▸ **Provided entries**
-*-

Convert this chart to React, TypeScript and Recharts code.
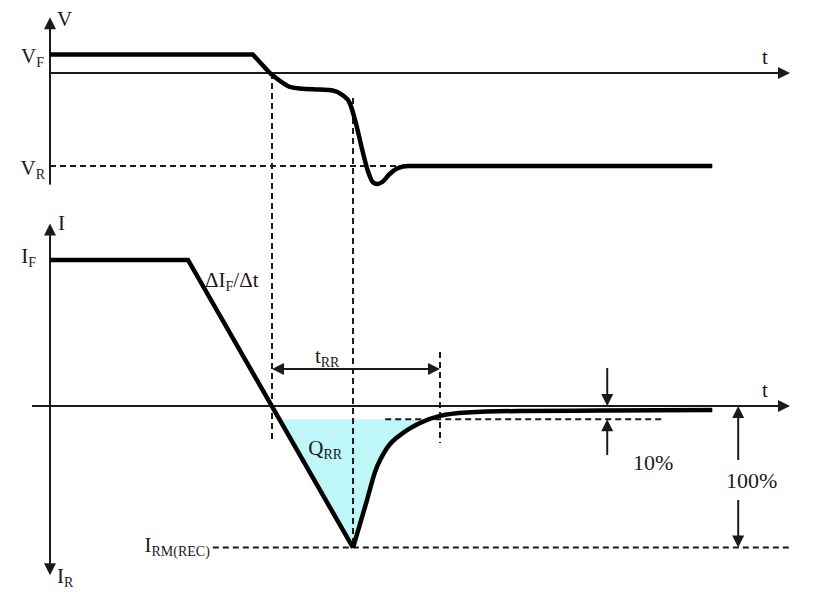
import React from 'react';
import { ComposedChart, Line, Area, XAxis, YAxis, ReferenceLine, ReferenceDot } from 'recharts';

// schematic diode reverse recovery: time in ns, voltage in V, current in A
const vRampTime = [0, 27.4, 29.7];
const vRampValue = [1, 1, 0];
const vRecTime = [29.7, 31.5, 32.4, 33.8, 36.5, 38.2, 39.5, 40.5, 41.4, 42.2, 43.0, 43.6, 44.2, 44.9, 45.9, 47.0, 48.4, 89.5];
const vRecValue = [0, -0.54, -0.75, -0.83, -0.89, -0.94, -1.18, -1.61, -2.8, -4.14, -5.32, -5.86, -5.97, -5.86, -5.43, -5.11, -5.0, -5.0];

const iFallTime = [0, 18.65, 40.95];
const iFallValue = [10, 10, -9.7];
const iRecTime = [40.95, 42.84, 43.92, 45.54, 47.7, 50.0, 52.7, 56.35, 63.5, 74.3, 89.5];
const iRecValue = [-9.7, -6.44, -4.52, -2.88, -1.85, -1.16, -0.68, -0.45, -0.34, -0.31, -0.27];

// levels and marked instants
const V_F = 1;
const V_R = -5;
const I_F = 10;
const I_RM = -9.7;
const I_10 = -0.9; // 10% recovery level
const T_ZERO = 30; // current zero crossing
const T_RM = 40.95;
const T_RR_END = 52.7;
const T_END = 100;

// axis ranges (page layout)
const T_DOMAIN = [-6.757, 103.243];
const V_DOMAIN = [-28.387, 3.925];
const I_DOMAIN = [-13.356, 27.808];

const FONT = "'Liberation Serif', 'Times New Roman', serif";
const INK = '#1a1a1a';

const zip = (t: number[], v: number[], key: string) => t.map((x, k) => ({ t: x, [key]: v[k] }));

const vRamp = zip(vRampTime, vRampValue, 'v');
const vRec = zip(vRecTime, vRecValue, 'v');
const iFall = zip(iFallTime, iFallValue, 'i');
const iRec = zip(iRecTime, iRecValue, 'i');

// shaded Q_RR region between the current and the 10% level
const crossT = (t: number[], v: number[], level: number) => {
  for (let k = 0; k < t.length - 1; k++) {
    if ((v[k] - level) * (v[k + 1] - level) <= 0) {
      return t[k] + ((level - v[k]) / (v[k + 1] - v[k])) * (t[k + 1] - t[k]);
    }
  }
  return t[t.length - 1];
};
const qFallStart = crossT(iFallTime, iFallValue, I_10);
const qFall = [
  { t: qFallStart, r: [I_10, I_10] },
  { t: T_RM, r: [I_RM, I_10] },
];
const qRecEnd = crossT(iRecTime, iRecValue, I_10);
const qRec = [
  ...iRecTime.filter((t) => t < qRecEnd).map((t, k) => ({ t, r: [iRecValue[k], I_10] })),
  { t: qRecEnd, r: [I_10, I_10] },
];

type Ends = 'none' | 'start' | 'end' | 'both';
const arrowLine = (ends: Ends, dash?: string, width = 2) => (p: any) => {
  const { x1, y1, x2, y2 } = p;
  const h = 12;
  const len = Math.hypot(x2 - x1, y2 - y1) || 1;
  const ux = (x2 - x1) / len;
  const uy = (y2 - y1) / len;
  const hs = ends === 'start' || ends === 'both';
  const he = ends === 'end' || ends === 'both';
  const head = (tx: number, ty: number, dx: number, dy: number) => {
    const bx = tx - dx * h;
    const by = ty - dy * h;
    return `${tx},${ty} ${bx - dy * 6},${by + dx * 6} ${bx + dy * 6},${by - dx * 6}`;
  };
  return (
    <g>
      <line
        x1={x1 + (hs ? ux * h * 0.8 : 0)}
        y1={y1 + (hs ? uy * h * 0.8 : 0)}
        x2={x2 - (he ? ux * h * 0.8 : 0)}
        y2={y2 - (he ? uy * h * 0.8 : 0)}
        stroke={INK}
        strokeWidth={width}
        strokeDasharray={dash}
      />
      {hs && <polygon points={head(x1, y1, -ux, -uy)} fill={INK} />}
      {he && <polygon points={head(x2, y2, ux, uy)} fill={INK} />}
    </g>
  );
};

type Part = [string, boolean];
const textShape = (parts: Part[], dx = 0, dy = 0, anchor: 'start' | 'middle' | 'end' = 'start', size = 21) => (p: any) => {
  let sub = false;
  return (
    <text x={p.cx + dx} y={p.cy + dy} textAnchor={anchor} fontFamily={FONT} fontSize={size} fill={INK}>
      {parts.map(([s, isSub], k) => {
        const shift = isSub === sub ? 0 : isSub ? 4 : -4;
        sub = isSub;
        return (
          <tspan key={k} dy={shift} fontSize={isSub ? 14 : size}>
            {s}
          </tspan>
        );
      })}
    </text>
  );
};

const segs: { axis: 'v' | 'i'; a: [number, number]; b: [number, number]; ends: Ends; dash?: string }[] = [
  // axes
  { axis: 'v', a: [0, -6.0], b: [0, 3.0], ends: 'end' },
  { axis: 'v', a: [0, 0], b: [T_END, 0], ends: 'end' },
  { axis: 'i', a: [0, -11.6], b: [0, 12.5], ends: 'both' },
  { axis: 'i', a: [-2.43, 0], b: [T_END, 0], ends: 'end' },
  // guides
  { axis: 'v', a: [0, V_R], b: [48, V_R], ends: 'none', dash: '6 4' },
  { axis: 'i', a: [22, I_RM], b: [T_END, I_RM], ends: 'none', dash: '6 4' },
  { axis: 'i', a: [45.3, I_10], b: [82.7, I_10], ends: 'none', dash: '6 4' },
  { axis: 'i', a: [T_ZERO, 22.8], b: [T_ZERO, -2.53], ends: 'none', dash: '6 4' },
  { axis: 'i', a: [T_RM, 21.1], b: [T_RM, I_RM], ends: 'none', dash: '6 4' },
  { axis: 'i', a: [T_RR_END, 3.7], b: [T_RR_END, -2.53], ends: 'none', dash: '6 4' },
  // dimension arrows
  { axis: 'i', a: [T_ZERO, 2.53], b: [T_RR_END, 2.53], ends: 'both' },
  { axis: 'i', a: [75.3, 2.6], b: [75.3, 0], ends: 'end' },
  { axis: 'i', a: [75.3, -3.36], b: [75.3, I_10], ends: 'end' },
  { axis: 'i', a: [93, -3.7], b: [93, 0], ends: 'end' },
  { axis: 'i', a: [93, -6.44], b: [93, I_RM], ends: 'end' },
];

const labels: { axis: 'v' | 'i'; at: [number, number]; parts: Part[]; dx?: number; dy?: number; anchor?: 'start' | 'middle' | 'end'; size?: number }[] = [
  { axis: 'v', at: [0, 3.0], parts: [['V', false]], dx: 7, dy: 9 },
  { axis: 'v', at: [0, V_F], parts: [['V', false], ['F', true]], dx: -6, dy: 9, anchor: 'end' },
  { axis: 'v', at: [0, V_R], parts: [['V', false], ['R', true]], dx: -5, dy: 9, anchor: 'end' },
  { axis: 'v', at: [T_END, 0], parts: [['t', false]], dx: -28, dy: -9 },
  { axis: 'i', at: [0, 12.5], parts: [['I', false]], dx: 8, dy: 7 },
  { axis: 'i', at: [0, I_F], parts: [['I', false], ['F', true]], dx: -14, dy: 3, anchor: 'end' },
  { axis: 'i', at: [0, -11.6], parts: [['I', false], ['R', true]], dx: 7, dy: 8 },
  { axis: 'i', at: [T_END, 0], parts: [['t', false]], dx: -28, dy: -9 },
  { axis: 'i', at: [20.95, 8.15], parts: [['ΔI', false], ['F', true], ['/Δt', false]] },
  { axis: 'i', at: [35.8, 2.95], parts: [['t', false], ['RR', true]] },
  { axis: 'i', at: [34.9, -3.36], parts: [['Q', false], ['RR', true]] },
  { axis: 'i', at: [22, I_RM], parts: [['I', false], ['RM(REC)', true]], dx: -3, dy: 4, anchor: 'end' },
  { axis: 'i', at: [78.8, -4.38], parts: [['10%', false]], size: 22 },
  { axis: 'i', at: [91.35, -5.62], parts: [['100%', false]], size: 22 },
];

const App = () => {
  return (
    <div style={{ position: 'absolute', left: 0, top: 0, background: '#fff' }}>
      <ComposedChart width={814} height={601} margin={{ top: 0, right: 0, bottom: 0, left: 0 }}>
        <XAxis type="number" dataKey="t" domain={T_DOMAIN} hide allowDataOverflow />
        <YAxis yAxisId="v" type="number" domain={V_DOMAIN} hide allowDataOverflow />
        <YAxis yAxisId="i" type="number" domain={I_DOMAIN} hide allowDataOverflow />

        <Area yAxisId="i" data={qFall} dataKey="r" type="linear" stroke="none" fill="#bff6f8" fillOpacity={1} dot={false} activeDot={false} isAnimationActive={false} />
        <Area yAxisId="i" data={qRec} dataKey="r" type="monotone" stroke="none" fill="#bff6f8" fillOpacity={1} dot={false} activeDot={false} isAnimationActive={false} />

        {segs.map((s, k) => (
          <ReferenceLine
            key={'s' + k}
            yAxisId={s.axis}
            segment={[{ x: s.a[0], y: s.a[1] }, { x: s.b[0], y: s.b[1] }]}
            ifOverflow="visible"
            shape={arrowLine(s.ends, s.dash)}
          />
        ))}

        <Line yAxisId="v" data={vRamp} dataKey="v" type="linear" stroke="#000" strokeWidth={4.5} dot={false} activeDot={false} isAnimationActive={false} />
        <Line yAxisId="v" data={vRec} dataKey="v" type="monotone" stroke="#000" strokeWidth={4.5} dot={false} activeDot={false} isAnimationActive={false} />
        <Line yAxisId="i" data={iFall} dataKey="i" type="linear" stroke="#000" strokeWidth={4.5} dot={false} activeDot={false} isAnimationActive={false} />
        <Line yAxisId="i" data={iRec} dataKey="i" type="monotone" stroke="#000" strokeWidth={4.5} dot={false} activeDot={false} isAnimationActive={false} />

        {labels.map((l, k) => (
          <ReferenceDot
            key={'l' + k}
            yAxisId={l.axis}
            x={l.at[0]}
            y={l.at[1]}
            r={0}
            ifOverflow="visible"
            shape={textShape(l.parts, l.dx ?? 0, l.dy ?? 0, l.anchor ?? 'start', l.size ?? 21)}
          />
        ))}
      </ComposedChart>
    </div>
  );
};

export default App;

-*-

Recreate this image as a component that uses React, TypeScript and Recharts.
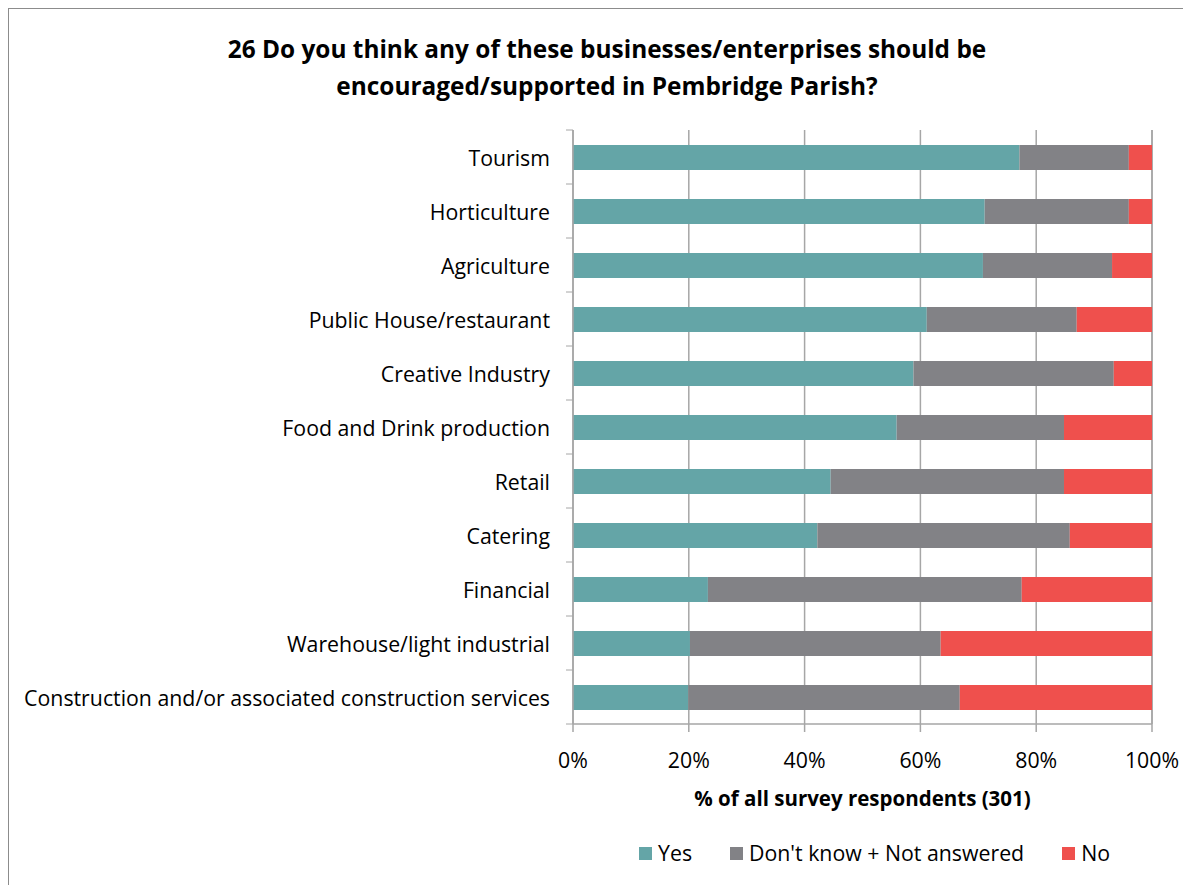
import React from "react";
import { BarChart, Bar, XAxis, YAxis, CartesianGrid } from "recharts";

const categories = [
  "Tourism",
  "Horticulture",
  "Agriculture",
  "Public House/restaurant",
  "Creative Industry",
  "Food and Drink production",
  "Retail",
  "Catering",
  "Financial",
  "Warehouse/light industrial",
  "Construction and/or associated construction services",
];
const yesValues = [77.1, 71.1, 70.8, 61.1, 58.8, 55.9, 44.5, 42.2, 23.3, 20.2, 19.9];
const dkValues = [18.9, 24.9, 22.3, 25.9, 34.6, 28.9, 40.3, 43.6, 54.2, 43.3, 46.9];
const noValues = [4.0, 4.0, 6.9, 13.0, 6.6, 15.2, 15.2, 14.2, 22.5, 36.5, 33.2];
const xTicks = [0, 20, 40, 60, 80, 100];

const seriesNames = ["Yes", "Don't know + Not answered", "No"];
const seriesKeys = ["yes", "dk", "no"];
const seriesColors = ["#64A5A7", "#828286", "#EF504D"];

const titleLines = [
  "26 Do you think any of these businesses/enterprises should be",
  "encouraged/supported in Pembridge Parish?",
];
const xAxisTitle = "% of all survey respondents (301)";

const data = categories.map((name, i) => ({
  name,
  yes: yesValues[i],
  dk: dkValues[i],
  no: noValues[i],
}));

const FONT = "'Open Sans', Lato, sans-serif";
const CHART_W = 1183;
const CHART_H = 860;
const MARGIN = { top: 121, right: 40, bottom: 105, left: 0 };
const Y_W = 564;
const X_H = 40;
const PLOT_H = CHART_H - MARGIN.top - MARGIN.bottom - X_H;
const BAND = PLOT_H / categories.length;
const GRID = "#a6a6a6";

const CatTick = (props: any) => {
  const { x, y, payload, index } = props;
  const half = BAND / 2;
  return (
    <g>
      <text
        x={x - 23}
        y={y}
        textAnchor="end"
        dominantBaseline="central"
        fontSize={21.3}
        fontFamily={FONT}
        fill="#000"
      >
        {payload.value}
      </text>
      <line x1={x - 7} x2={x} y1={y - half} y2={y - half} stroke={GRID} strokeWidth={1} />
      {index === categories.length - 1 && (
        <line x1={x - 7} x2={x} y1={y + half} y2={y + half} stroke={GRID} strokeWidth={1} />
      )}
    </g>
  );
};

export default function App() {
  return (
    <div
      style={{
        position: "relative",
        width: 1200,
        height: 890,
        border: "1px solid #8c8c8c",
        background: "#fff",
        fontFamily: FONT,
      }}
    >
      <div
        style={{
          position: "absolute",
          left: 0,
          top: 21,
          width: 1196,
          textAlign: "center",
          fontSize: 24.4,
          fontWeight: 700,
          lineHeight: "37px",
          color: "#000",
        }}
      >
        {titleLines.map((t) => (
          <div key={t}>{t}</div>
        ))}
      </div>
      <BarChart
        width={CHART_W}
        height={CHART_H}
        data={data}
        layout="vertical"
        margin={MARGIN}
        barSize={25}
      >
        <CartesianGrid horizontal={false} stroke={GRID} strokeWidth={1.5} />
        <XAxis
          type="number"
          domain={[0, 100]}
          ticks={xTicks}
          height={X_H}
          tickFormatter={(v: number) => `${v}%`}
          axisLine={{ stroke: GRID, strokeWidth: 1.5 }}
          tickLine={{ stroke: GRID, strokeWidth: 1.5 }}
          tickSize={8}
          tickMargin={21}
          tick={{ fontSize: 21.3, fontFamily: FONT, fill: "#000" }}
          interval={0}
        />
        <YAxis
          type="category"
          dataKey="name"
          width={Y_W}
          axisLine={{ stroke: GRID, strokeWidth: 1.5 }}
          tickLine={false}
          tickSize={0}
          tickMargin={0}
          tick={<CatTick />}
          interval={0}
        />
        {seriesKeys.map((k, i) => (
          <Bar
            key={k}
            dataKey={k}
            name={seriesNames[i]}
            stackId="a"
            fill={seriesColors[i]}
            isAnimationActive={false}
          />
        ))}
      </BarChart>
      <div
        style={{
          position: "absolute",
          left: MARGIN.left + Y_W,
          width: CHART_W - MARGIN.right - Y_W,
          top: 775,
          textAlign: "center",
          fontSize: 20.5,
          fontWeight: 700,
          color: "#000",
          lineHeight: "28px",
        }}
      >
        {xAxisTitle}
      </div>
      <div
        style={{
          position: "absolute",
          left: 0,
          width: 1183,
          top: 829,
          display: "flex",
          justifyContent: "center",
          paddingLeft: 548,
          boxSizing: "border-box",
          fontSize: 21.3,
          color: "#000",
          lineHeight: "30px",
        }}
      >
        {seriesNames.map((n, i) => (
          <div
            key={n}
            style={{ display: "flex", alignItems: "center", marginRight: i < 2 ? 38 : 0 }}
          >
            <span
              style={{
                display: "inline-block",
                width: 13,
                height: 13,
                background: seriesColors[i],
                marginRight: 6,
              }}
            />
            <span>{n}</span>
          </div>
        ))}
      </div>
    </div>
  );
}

-*-

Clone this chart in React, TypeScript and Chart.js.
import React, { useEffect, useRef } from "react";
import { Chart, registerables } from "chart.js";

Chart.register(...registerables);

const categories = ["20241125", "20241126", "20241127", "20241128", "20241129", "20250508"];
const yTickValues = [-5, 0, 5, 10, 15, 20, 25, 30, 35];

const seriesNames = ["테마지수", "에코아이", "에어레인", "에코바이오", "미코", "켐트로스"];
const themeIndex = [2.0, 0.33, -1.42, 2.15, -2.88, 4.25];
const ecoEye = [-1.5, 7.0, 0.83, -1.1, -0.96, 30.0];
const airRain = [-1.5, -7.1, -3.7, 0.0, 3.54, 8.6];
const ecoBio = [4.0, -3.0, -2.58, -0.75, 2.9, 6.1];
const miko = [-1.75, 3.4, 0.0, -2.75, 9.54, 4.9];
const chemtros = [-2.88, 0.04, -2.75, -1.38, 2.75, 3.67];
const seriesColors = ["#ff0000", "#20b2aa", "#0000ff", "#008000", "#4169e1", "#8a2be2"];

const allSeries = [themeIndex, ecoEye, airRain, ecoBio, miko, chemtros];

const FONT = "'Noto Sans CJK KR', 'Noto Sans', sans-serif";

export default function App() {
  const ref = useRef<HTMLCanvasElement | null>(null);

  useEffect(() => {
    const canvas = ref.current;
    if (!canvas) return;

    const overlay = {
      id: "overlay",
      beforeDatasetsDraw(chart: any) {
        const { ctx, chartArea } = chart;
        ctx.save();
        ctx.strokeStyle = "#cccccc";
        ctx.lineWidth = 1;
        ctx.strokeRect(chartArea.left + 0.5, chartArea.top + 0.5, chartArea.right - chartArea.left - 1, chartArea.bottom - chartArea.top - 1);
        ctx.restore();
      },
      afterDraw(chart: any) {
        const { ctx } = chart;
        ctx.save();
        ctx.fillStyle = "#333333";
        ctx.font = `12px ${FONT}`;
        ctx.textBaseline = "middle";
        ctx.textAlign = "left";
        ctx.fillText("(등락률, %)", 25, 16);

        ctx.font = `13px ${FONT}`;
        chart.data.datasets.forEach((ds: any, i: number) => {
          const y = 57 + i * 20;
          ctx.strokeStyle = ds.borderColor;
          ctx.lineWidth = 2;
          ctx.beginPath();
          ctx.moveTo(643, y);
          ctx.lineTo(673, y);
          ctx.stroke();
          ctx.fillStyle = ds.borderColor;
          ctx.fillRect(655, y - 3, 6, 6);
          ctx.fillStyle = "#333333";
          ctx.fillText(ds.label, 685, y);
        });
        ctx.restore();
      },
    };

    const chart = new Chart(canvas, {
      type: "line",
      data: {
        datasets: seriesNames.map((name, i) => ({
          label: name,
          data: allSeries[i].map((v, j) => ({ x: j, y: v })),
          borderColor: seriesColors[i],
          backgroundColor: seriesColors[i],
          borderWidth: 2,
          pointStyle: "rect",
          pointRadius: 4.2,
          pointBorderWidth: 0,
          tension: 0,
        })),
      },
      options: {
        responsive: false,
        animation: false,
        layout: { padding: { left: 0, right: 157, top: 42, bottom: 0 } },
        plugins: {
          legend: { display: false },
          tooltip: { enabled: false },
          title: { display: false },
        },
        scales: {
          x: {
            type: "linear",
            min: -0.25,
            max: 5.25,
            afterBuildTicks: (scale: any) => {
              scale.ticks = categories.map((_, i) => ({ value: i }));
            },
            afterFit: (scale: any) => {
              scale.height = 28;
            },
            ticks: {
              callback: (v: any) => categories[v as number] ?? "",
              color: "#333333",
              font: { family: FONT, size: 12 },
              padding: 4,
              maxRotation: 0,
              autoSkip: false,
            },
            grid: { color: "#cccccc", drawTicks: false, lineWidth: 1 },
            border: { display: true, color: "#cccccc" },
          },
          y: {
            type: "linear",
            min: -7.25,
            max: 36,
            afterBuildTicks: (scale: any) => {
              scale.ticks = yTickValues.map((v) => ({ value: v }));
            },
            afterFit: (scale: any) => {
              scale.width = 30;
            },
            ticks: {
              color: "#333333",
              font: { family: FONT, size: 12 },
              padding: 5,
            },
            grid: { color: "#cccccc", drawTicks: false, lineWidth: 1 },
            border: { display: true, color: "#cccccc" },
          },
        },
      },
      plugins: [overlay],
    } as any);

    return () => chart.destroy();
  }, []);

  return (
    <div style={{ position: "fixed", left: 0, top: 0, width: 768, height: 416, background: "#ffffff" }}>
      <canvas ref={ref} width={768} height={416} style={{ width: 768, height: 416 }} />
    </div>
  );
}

-*-

▸ **Given task**
Extract the stretch of lines that begins at the line with "Convert this chart" and ends at the line with "const iRec = zip(iRecTime, iRecValue, 'i');", inclusive. Omit every picture.

▸ **The response**
Convert this chart to React, TypeScript and Recharts code.
import React from 'react';
import { ComposedChart, Line, Area, XAxis, YAxis, ReferenceLine, ReferenceDot } from 'recharts';

// schematic diode reverse recovery: time in ns, voltage in V, current in A
const vRampTime = [0, 27.4, 29.7];
const vRampValue = [1, 1, 0];
const vRecTime = [29.7, 31.5, 32.4, 33.8, 36.5, 38.2, 39.5, 40.5, 41.4, 42.2, 43.0, 43.6, 44.2, 44.9, 45.9, 47.0, 48.4, 89.5];
const vRecValue = [0, -0.54, -0.75, -0.83, -0.89, -0.94, -1.18, -1.61, -2.8, -4.14, -5.32, -5.86, -5.97, -5.86, -5.43, -5.11, -5.0, -5.0];

const iFallTime = [0, 18.65, 40.95];
const iFallValue = [10, 10, -9.7];
const iRecTime = [40.95, 42.84, 43.92, 45.54, 47.7, 50.0, 52.7, 56.35, 63.5, 74.3, 89.5];
const iRecValue = [-9.7, -6.44, -4.52, -2.88, -1.85, -1.16, -0.68, -0.45, -0.34, -0.31, -0.27];

// levels and marked instants
const V_F = 1;
const V_R = -5;
const I_F = 10;
const I_RM = -9.7;
const I_10 = -0.9; // 10% recovery level
const T_ZERO = 30; // current zero crossing
const T_RM = 40.95;
const T_RR_END = 52.7;
const T_END = 100;

// axis ranges (page layout)
const T_DOMAIN = [-6.757, 103.243];
const V_DOMAIN = [-28.387, 3.925];
const I_DOMAIN = [-13.356, 27.808];

const FONT = "'Liberation Serif', 'Times New Roman', serif";
const INK = '#1a1a1a';

const zip = (t: number[], v: number[], key: string) => t.map((x, k) => ({ t: x, [key]: v[k] }));

const vRamp = zip(vRampTime, vRampValue, 'v');
const vRec = zip(vRecTime, vRecValue, 'v');
const iFall = zip(iFallTime, iFallValue, 'i');
const iRec = zip(iRecTime, iRecValue, 'i');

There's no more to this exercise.